WHAT TO DO: Write out the data below exactly as given, without any of its pictures.

DATA LINES:
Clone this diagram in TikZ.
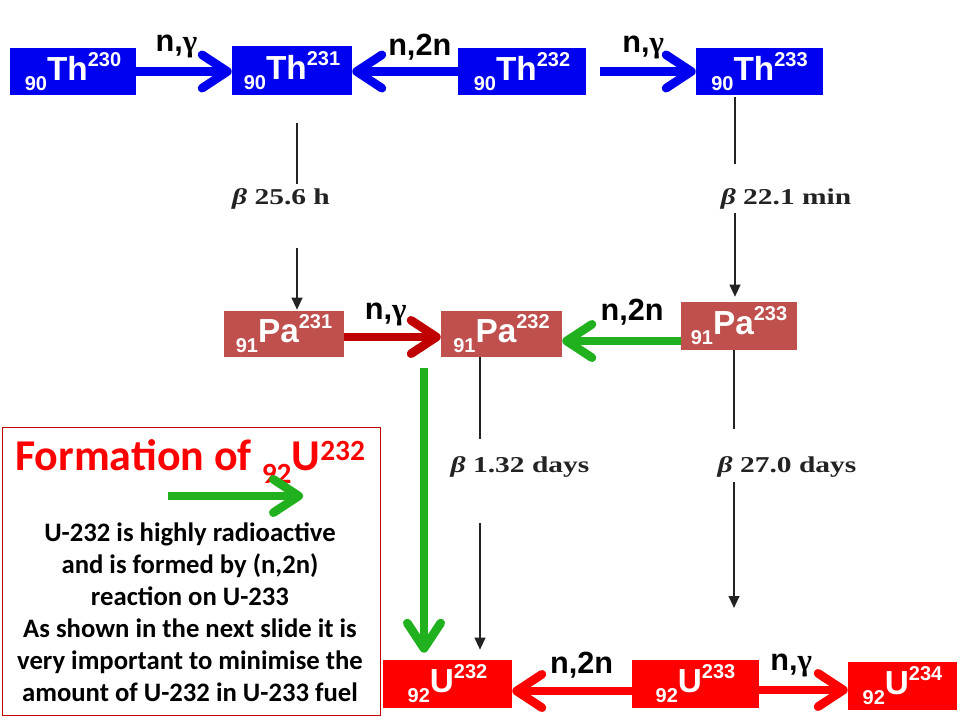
\documentclass[tikz,border=0pt]{standalone}
\usepackage{fontspec}
\setmainfont{Liberation Sans}
\newfontfamily\calibri{Carlito}
\newfontfamily\timesfont[FakeStretch=1.3]{Liberation Serif}
\newfontfamily\greekfont{Liberation Serif}
\usetikzlibrary{arrows.meta}

\definecolor{thblue}{RGB}{0,0,240}
\definecolor{pared}{RGB}{192,80,77}
\definecolor{darkred}{RGB}{192,0,0}
\definecolor{ured}{RGB}{255,0,0}
\definecolor{nucgreen}{RGB}{34,177,30}
\definecolor{decaygray}{RGB}{35,35,35}

% nuclide label: Z, symbol, A
\newcommand{\nuc}[3]{\raisebox{-7.5pt}{\fontsize{15}{15}\selectfont #1}#2\raisebox{10.5pt}{\fontsize{15}{15}\selectfont #3}}
\newcommand{\gam}{{\greekfont γ}}

\tikzset{
  nucbox/.style={rectangle, text=white, inner sep=0pt,
    font=\bfseries\fontsize{25}{26}\selectfont},
  react/.style={draw=#1, line width=6.5pt,
    -{Straight Barb[length=19pt,width=25pt,round]}},
  lbl/.style={text=black, inner sep=0pt, font=\bfseries\fontsize{23}{24}\selectfont},
  decayline/.style={draw=decaygray, line width=1.5pt},
  decayarrow/.style={decayline, -{Triangle[length=9pt,width=8pt]}},
  betalbl/.style={text=decaygray, inner sep=0pt,
    font=\timesfont\bfseries\fontsize{17}{18}\selectfont}
}

\begin{document}
\begin{tikzpicture}[x=0.75pt,y=-0.75pt]
\useasboundingbox (0,0) rectangle (960,720);

% thorium row
\node[nucbox, fill=thblue, minimum width=94.5pt, minimum height=35.25pt] (Th230) at (73,71.5) {\nuc{90}{Th}{230}};
\node[nucbox, fill=thblue, minimum width=90pt, minimum height=36.75pt] (Th231) at (292,70.5) {\nuc{90}{Th}{231}};
\node[nucbox, fill=thblue, minimum width=96pt, minimum height=35.25pt] (Th232) at (522,71.5) {\nuc{90}{Th}{232}};
\node[nucbox, fill=thblue, minimum width=95.25pt, minimum height=35.25pt] (Th233) at (759.5,71.5) {\nuc{90}{Th}{233}};

% protactinium row
\node[nucbox, fill=pared, minimum width=90pt, minimum height=34.5pt] (Pa231) at (284,334) {\nuc{91}{Pa}{231}};
\node[nucbox, fill=pared, minimum width=90.75pt, minimum height=34.5pt] (Pa232) at (501.5,334) {\nuc{91}{Pa}{232}};
\node[nucbox, fill=pared, minimum width=87pt, minimum height=36pt] (Pa233) at (739,326) {\nuc{91}{Pa}{233}};

% uranium row
\node[nucbox, fill=ured, minimum width=96.75pt, minimum height=36pt] (U232) at (447.5,684) {\nuc{92}{U}{232}};
\node[nucbox, fill=ured, minimum width=95.25pt, minimum height=36pt] (U233) at (695.5,684) {\nuc{92}{U}{233}};
\node[nucbox, fill=ured, minimum width=81.75pt, minimum height=36pt] (U234) at (902.5,686) {\nuc{92}{U}{234}};

% neutron reactions
\draw[react=thblue] (Th230.east) -- (Th231.west |- Th230.east)
  node[lbl, pos=0.42, yshift=18.5pt] {n,\gam};
\draw[react=thblue] (Th232.west) -- (Th231.east |- Th232.west)
  node[lbl, pos=0.36, yshift=18pt] {n,2n};
\draw[react=thblue, shorten <=10.5pt] (Th232.east) -- (Th233.west)
  node[lbl, pos=0.52, yshift=18pt] {n,\gam};
\draw[react=darkred] ([yshift=-2.25pt]Pa231.east) -- ([yshift=-2.25pt]Pa232.west)
  node[lbl, pos=0.43, yshift=17pt] {n,\gam};
\draw[react=nucgreen] ([yshift=-11.25pt]Pa233.west) -- ([yshift=-5.25pt]Pa232.east)
  node[lbl, pos=0.41, yshift=21.75pt] {n,2n};
\draw[react=ured] ([yshift=-5.25pt]U233.west) -- ([yshift=-5.25pt]U232.east)
  node[lbl, pos=0.42, yshift=19.5pt] {n,2n};
\draw[react=ured] ([yshift=-4.5pt]U233.east) -- ([yshift=-3pt]U234.west)
  node[lbl, pos=0.36, yshift=18pt] {n,\gam};

% beta decays
\node[betalbl] (b1) at (281,199) {\textit{β} 25.6 h};
\node[betalbl] (b2) at (786,199) {\textit{β} 22.1 min};
\node[betalbl] (b3) at (520,467) {\textit{β} 1.32 days};
\node[betalbl] (b4) at (787,467) {\textit{β} 27.0 days};
\coordinate (c1) at (297,199);
\coordinate (c2) at (735,199);
\coordinate (c3) at (480,467);
\coordinate (c4) at (734,467);
\coordinate (e4) at (734,608);
\draw[decayline, shorten <=21pt, shorten >=11.25pt] (Th231.south -| c1) -- (c1);
\draw[decayarrow, shorten <=36.75pt, shorten >=0.75pt] (c1) -- (c1 |- Pa231.north);
\draw[decayline, shorten <=1.5pt, shorten >=26.25pt] (Th233.south -| c2) -- (c2);
\draw[decayarrow, shorten <=10.5pt, shorten >=3.75pt] (c2) -- (c2 |- Pa233.north);
\draw[decayline, shorten >=21pt] (Pa232.south -| c3) -- (c3);
\draw[decayarrow, shorten <=42pt, shorten >=7.5pt] (c3) -- (c3 |- U232.north);
\draw[decayline, shorten >=28.5pt] (Pa233.south -| c4) -- (c4);
\draw[decayarrow, shorten <=11.25pt] (c4) -- (e4);

% U-232 route
\coordinate (g0) at (424,368);
\draw[react=nucgreen, shorten >=5.25pt] (g0) -- (g0 |- U232.north);

% note box
\node[draw=darkred, line width=0.75pt, minimum width=283.5pt, minimum height=216pt, inner sep=0pt] (info) at (191,571) {};
\node[anchor=base west, text=ured, inner sep=0pt, font=\calibri\bfseries\fontsize{33}{34}\selectfont] (title) at (15,470)
  {Formation of \raisebox{-10pt}{\fontsize{22}{22}\selectfont 92}U\raisebox{7.5pt}{\fontsize{22}{22}\selectfont 232}};
\coordinate (lg0) at (168,496);
\coordinate (lg1) at (303,496);
\draw[react=nucgreen] (lg0) -- (lg1);
\node[align=center, inner sep=0pt, font=\calibri\bfseries\fontsize{20}{24}\selectfont] (note) at (190,612)
  {U-232 is highly radioactive\\ and is formed by (n,2n)\\ reaction on U-233\\
   As shown in the next slide it is\\ very important to minimise the\\ amount of U-232 in U-233 fuel};

\end{tikzpicture}
\end{document}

ANSWER TO THE TASK:
Clone this diagram in TikZ.
\documentclass[tikz,border=0pt]{standalone}
\usepackage{fontspec}
\setmainfont{Liberation Sans}
\newfontfamily\calibri{Carlito}
\newfontfamily\timesfont[FakeStretch=1.3]{Liberation Serif}
\newfontfamily\greekfont{Liberation Serif}
\usetikzlibrary{arrows.meta}

\definecolor{thblue}{RGB}{0,0,240}
\definecolor{pared}{RGB}{192,80,77}
\definecolor{darkred}{RGB}{192,0,0}
\definecolor{ured}{RGB}{255,0,0}
\definecolor{nucgreen}{RGB}{34,177,30}
\definecolor{decaygray}{RGB}{35,35,35}

% nuclide label: Z, symbol, A
\newcommand{\nuc}[3]{\raisebox{-7.5pt}{\fontsize{15}{15}\selectfont #1}#2\raisebox{10.5pt}{\fontsize{15}{15}\selectfont #3}}
\newcommand{\gam}{{\greekfont γ}}

\tikzset{
  nucbox/.style={rectangle, text=white, inner sep=0pt,
    font=\bfseries\fontsize{25}{26}\selectfont},
  react/.style={draw=#1, line width=6.5pt,
    -{Straight Barb[length=19pt,width=25pt,round]}},
  lbl/.style={text=black, inner sep=0pt, font=\bfseries\fontsize{23}{24}\selectfont},
  decayline/.style={draw=decaygray, line width=1.5pt},
  decayarrow/.style={decayline, -{Triangle[length=9pt,width=8pt]}},
  betalbl/.style={text=decaygray, inner sep=0pt,
    font=\timesfont\bfseries\fontsize{17}{18}\selectfont}
}

\begin{document}
\begin{tikzpicture}[x=0.75pt,y=-0.75pt]
\useasboundingbox (0,0) rectangle (960,720);

% thorium row
\node[nucbox, fill=thblue, minimum width=94.5pt, minimum height=35.25pt] (Th230) at (73,71.5) {\nuc{90}{Th}{230}};
\node[nucbox, fill=thblue, minimum width=90pt, minimum height=36.75pt] (Th231) at (292,70.5) {\nuc{90}{Th}{231}};
\node[nucbox, fill=thblue, minimum width=96pt, minimum height=35.25pt] (Th232) at (522,71.5) {\nuc{90}{Th}{232}};
\node[nucbox, fill=thblue, minimum width=95.25pt, minimum height=35.25pt] (Th233) at (759.5,71.5) {\nuc{90}{Th}{233}};

% protactinium row
\node[nucbox, fill=pared, minimum width=90pt, minimum height=34.5pt] (Pa231) at (284,334) {\nuc{91}{Pa}{231}};
\node[nucbox, fill=pared, minimum width=90.75pt, minimum height=34.5pt] (Pa232) at (501.5,334) {\nuc{91}{Pa}{232}};
\node[nucbox, fill=pared, minimum width=87pt, minimum height=36pt] (Pa233) at (739,326) {\nuc{91}{Pa}{233}};

% uranium row
\node[nucbox, fill=ured, minimum width=96.75pt, minimum height=36pt] (U232) at (447.5,684) {\nuc{92}{U}{232}};
\node[nucbox, fill=ured, minimum width=95.25pt, minimum height=36pt] (U233) at (695.5,684) {\nuc{92}{U}{233}};
\node[nucbox, fill=ured, minimum width=81.75pt, minimum height=36pt] (U234) at (902.5,686) {\nuc{92}{U}{234}};

% neutron reactions
\draw[react=thblue] (Th230.east) -- (Th231.west |- Th230.east)
  node[lbl, pos=0.42, yshift=18.5pt] {n,\gam};
\draw[react=thblue] (Th232.west) -- (Th231.east |- Th232.west)
  node[lbl, pos=0.36, yshift=18pt] {n,2n};
\draw[react=thblue, shorten <=10.5pt] (Th232.east) -- (Th233.west)
  node[lbl, pos=0.52, yshift=18pt] {n,\gam};
\draw[react=darkred] ([yshift=-2.25pt]Pa231.east) -- ([yshift=-2.25pt]Pa232.west)
  node[lbl, pos=0.43, yshift=17pt] {n,\gam};
\draw[react=nucgreen] ([yshift=-11.25pt]Pa233.west) -- ([yshift=-5.25pt]Pa232.east)
  node[lbl, pos=0.41, yshift=21.75pt] {n,2n};
\draw[react=ured] ([yshift=-5.25pt]U233.west) -- ([yshift=-5.25pt]U232.east)
  node[lbl, pos=0.42, yshift=19.5pt] {n,2n};
\draw[react=ured] ([yshift=-4.5pt]U233.east) -- ([yshift=-3pt]U234.west)
  node[lbl, pos=0.36, yshift=18pt] {n,\gam};

% beta decays
\node[betalbl] (b1) at (281,199) {\textit{β} 25.6 h};
\node[betalbl] (b2) at (786,199) {\textit{β} 22.1 min};
\node[betalbl] (b3) at (520,467) {\textit{β} 1.32 days};
\node[betalbl] (b4) at (787,467) {\textit{β} 27.0 days};
\coordinate (c1) at (297,199);
\coordinate (c2) at (735,199);
\coordinate (c3) at (480,467);
\coordinate (c4) at (734,467);
\coordinate (e4) at (734,608);
\draw[decayline, shorten <=21pt, shorten >=11.25pt] (Th231.south -| c1) -- (c1);
\draw[decayarrow, shorten <=36.75pt, shorten >=0.75pt] (c1) -- (c1 |- Pa231.north);
\draw[decayline, shorten <=1.5pt, shorten >=26.25pt] (Th233.south -| c2) -- (c2);
\draw[decayarrow, shorten <=10.5pt, shorten >=3.75pt] (c2) -- (c2 |- Pa233.north);
\draw[decayline, shorten >=21pt] (Pa232.south -| c3) -- (c3);
\draw[decayarrow, shorten <=42pt, shorten >=7.5pt] (c3) -- (c3 |- U232.north);
\draw[decayline, shorten >=28.5pt] (Pa233.south -| c4) -- (c4);
\draw[decayarrow, shorten <=11.25pt] (c4) -- (e4);

% U-232 route
\coordinate (g0) at (424,368);
\draw[react=nucgreen, shorten >=5.25pt] (g0) -- (g0 |- U232.north);

% note box
\node[draw=darkred, line width=0.75pt, minimum width=283.5pt, minimum height=216pt, inner sep=0pt] (info) at (191,571) {};
\node[anchor=base west, text=ured, inner sep=0pt, font=\calibri\bfseries\fontsize{33}{34}\selectfont] (title) at (15,470)
  {Formation of \raisebox{-10pt}{\fontsize{22}{22}\selectfont 92}U\raisebox{7.5pt}{\fontsize{22}{22}\selectfont 232}};
\coordinate (lg0) at (168,496);
\coordinate (lg1) at (303,496);
\draw[react=nucgreen] (lg0) -- (lg1);
\node[align=center, inner sep=0pt, font=\calibri\bfseries\fontsize{20}{24}\selectfont] (note) at (190,612)
  {U-232 is highly radioactive\\ and is formed by (n,2n)\\ reaction on U-233\\
   As shown in the next slide it is\\ very important to minimise the\\ amount of U-232 in U-233 fuel};

\end{tikzpicture}
\end{document}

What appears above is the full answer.